Barack Obama, the US president, and Dmitry Medvedev, his Russian counterpart, have finalised the terms of a new nuclear arms reduction agreement.
The two leaders approved the deal for a successor to the landmark Strategic Arms Reduction Treaty (Start), which will cut the amount of missiles deployed by both countries by one third, following a telephone conversation on Friday.
Speaking from the White House, Obama said: "With this agreement, the United States and Russia, the two largest nuclear powers in the world, also send a clear signal that we intend to lead.
"By upholding our own commitments under the Nuclear Non-Proliferation Treaty, we strengthen our global efforts to stop the spread of these weapons, and to ensure that other nations meet their own responsibilities."
The two nations will sign the new treaty on April 8 in Prague, where Obama gave a major speech last April calling for a world free of nuclear weapons.
The deal replaces the 1991 Start agreement which expired in December.
Obama said he was looking forward to working closely with his fellow Democrats and Republicans in Congress to ratify the new treaty.
Some analysts have said Republicans who staunchly back missile defence may try to deny the Obama administration the two-thirds majority it needs in the Senate to pass the treaty.
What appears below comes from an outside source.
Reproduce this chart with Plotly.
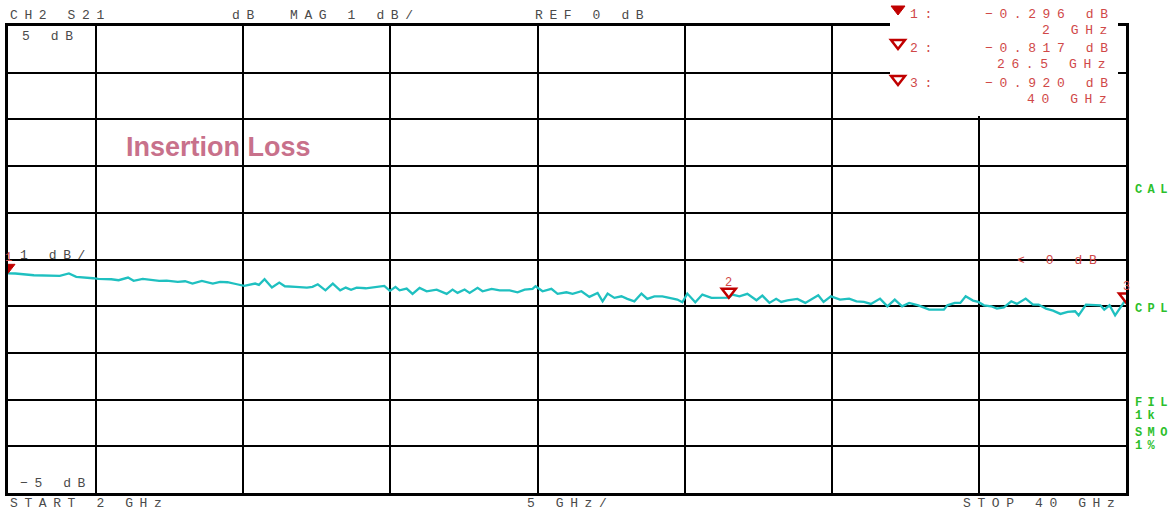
import plotly.graph_objects as go

# ---------------- data ----------------
freq_ghz = [
    2.00, 2.25, 2.88, 3.76, 4.07, 4.32, 4.89, 5.07, 5.51, 5.76, 6.08, 6.27, 6.58, 6.89,
    7.14, 7.39, 7.77, 8.02, 8.27, 8.59, 8.96, 9.21, 9.46, 9.78, 10.03, 10.40, 10.53,
    10.72, 10.97, 11.22, 11.41, 11.78, 12.16, 12.35, 12.53, 12.79, 13.04, 13.29, 13.48,
    13.66, 13.85, 14.16, 14.42, 14.79, 14.98, 15.17,
    15.31, 15.55, 15.75, 15.99, 16.23, 16.57, 16.91, 17.11, 17.28, 17.52, 17.69, 17.96,
    18.13, 18.44, 18.71, 19.05, 19.32, 19.56, 19.83, 19.93, 20.17, 20.47, 20.68, 20.98,
    21.19, 21.49, 21.76, 22.04, 22.21, 22.38, 22.61, 22.85, 23.05, 23.29, 23.53, 23.73,
    23.97, 24.24, 24.48, 24.75, 24.92, 25.09, 25.36, 25.60, 25.91, 26.18, 26.50, 26.62,
    26.86, 27.13, 27.44, 27.64, 27.88, 28.11, 28.28, 28.49, 28.83,
    29.10, 29.29, 29.54, 29.72, 29.97, 30.28, 30.59, 30.84, 31.09, 31.33, 31.64, 31.89,
    32.14, 32.39, 32.63, 32.94, 33.31, 33.81, 33.93, 34.18, 34.37, 34.55, 34.80, 34.98,
    35.17, 35.42, 35.61, 35.85, 36.10, 36.29, 36.59, 36.84, 37.03, 37.28, 37.52, 37.77,
    38.02, 38.27, 38.39, 38.64, 38.89, 39.13, 39.26, 39.44, 39.63, 39.81, 39.94, 40.00,
]
s21_db = [
    -0.296, -0.300, -0.337, -0.350, -0.300, -0.371, -0.401, -0.414, -0.423, -0.444, -0.386,
    -0.457, -0.414, -0.444, -0.457, -0.451, -0.479, -0.466, -0.515, -0.457, -0.515, -0.479,
    -0.487, -0.530, -0.564, -0.515, -0.543, -0.423, -0.601, -0.494, -0.573, -0.586, -0.601,
    -0.586, -0.530, -0.659, -0.515, -0.659, -0.601, -0.650, -0.601, -0.616, -0.601, -0.564,
    -0.672, -0.586,
    -0.659, -0.622, -0.736, -0.607, -0.680, -0.644, -0.736, -0.644, -0.715, -0.644, -0.715,
    -0.607, -0.680, -0.629, -0.659, -0.659, -0.702, -0.644, -0.629, -0.573, -0.680, -0.629,
    -0.736, -0.702, -0.736, -0.680, -0.800, -0.715, -0.895, -0.730, -0.822, -0.788, -0.843,
    -0.895, -0.730, -0.843, -0.788, -0.788, -0.822, -0.858, -0.916, -0.730, -0.916, -0.751,
    -0.822, -0.822, -0.817, -0.751, -0.788, -0.736, -0.873, -0.773, -0.929, -0.843, -0.908,
    -0.873, -0.843,
    -0.929, -0.858, -0.766, -0.908, -0.788, -0.858, -0.837, -0.895, -0.908, -0.951, -0.837,
    -1.002, -0.858, -1.002, -0.929, -0.981, -1.073, -1.073, -0.981, -0.929, -0.929, -0.788,
    -0.880, -0.908, -0.981, -1.002, -1.052, -1.024, -0.895, -0.951, -0.837, -0.966, -0.966,
    -1.052, -1.094, -1.165, -1.122, -1.109, -1.195, -0.966, -0.966, -0.981, -1.073, -0.981,
    -1.195, -1.024, -0.908, -0.920,
]

marker_ids = ["1", "2", "3"]
marker_freq = [2.0, 26.5, 40.0]
marker_db = [-0.296, -0.817, -0.920]
marker_value_text = ["\u22120.296 dB", "\u22120.817 dB", "\u22120.920 dB"]
marker_freq_text = ["2 GHz", "26.5 GHz", "40 GHz"]

header_texts = ["CH2 S21", "dB", "MAG 1 dB/", "REF 0 dB"]
scale_texts = ["5 dB", "1 dB/", "\u22125 dB"]
footer_texts = ["START 2 GHz", "5 GHz/", "STOP 40 GHz"]
status_texts = ["CAL", "CPL", "FIL", "1k", "SMO", "1%"]
title_text = "Insertion Loss"
ref_text = "&lt; 0 dB"

# ---------------- layout geometry ----------------
W, H = 1174, 511
ML, MR, MT, MB = 8, 48, 26, 18
PW, PH = W - ML - MR, H - MT - MB


def px(x):
    return (x - ML) / PW


def py(y):
    return (H - MB - y) / PH


GRAY = "#4a4a4a"
RED_TXT = "#d04848"
RED_MK = "#c00000"
GREEN = "#2cbf2c"
CYAN = "#1fc0c0"
MONO = "Liberation Mono"

annotations = []


def label(s, x, y, color, size=13, spacing=6.6, bold=False, family=MONO):
    t = f"<b>{s}</b>" if bold else s
    if spacing:
        t = f'<span style="letter-spacing:{spacing}px">{t}</span>'
    annotations.append(dict(
        text=t, x=px(x), y=py(y), xref="paper", yref="paper",
        xanchor="left", yanchor="middle", showarrow=False, align="left",
        font=dict(family=family, size=size, color=color), borderpad=0,
    ))


# header
for s, x in zip(header_texts, [9, 231, 289, 534]):
    label(s, x, 15, GRAY)
# scale labels inside grid
for s, x, y in zip(scale_texts, [21, 19, 19], [36, 255, 483]):
    label(s, x, y, GRAY)
# footer
for s, x in zip(footer_texts, [9, 526, 962]):
    label(s, x, 503, GRAY)
# marker readouts
row_y = [14, 48, 83]
freq_x = [1041, 996, 1026]
for i in range(3):
    label(marker_ids[i] + ":", 909, row_y[i], RED_TXT)
    label(marker_value_text[i], 984, row_y[i], RED_TXT)
    label(marker_freq_text[i], freq_x[i], row_y[i] + 17, RED_TXT)
# reference level indicator
label(ref_text, 1016, 260, RED_TXT)
# status annotations (green)
for s, y in zip(status_texts, [190, 309, 403, 416, 433, 446]):
    label(s, 1134, y, GREEN, size=12, spacing=5.4, bold=True)
# title
label(title_text, 125, 147, "#c8718b", size=27, spacing=0, bold=True, family="Liberation Sans")

# marker number labels on the trace
for mid, f, v in zip(marker_ids, marker_freq, marker_db):
    annotations.append(dict(
        text=mid, x=f, y=v, xref="x", yref="y", showarrow=False,
        yshift=15, xanchor="center", yanchor="middle",
        font=dict(family=MONO, size=12, color=RED_TXT),
    ))

shapes = []
# white readout box that hides the grid in the top right
shapes.append(dict(type="rect", xref="paper", yref="paper",
                   x0=px(890), x1=px(1118), y0=py(116), y1=py(0),
                   fillcolor="white", line=dict(width=0), layer="above"))

tri = "M0,0 L-7,9 L7,9 Z"
# triangles on the trace
for i, (f, v) in enumerate(zip(marker_freq, marker_db)):
    filled = i == 0
    shapes.append(dict(type="path", xref="x", yref="y", xsizemode="pixel", ysizemode="pixel",
                       xanchor=f, yanchor=v, path=tri, layer="above",
                       fillcolor=RED_MK if filled else "white",
                       line=dict(color=RED_MK, width=1 if filled else 2.5)))
# triangles in the readout box
for i, yy in enumerate([15, 49, 85]):
    filled = i == 0
    shapes.append(dict(type="path", xref="paper", yref="paper", xsizemode="pixel", ysizemode="pixel",
                       xanchor=px(898), yanchor=py(yy), path=tri, layer="above",
                       fillcolor=RED_MK if filled else "white",
                       line=dict(color=RED_MK, width=1 if filled else 2.5)))

fig = go.Figure()
fig.add_trace(go.Scatter(x=freq_ghz, y=s21_db, mode="lines",
                         line=dict(color=CYAN, width=2.3), hoverinfo="skip"))

axis_common = dict(showgrid=True, gridcolor="black", gridwidth=2, zeroline=False,
                   showline=True, linecolor="black", linewidth=3, mirror=True,
                   showticklabels=False, ticks="", fixedrange=True)
fig.update_xaxes(range=[2, 40], tick0=0, dtick=5, **axis_common)
fig.update_yaxes(range=[-5, 5], tick0=0, dtick=1, **axis_common)

fig.update_layout(
    width=W, height=H,
    margin=dict(l=ML, r=MR, t=MT, b=MB, pad=0),
    paper_bgcolor="white", plot_bgcolor="white",
    showlegend=False,
    annotations=annotations,
    shapes=shapes,
)

fig.write_html("out.html", config={"displayModeBar": False},
               post_script="document.body.style.margin='0px';document.body.style.overflow='hidden';")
Robert Gates, the US defence secreatry, said the new treaty did not set constraints on US plans to develop and improve missile defence systems.
Patty Culhane, Al Jazeera's correspondent in Washington, said: "This is probably the first concrete success that President Obama can point to to when it comes to foreign policy.
"This has been a very tough negotiation, it's been going on for more than a year and the announcement is more than three months late."
Neave Barker, Al Jazeera's correspondent in Moscow, said that Medvedev had announced that "the agreement showed a balance of interests between the two countries".
Sergei Lavrov, the Russian foreign minister, said the treaty had made a "significant contribution ... to strengthening the regime of nuclear non-proliferation".
He said the treaty would "also increase the level of trust not only between Russia and the United States but more generally between nuclear and non-nuclear ... members of the Non-Proliferation Treaty".
Under the terms of the treaty the two countries will reduce their number of warheads to 1,550 each.
The US has said it currently has about 2,200 nuclear warheads, while Russia is believed to have about 3,000.
Moscow and Washington have held months of difficult negotiations in Geneva aimed at replacing the treaty, a cornerstone of Cold War-era strategic arms control.
Lavrov said: "I'd also like to note the unprecedented personal involvement of presidents Obama and Medvedev in agreeing on the new treaty.
"They regularly discussed the situation in talks and developed a common understanding, which allowed delegations in Geneva to find solutions on the most complex issues."
The 1991 Start agreement led to huge reductions in the Russian and US nuclear arsenals and imposed verification measures to build trust between the two former Cold War foes.
Delays in the Start talks and missed deadlines have cast a shadow over the Russian and US leaders' efforts to make good on their pledge to improve bilateral ties.
The US is set to host a nuclear security summit on April 12 to 13, and observers had said it had been a matter of pride for Washington to have the new treaty in place before the summit.
A review conference for the Nuclear Non-Proliferation Treaty is scheduled for May.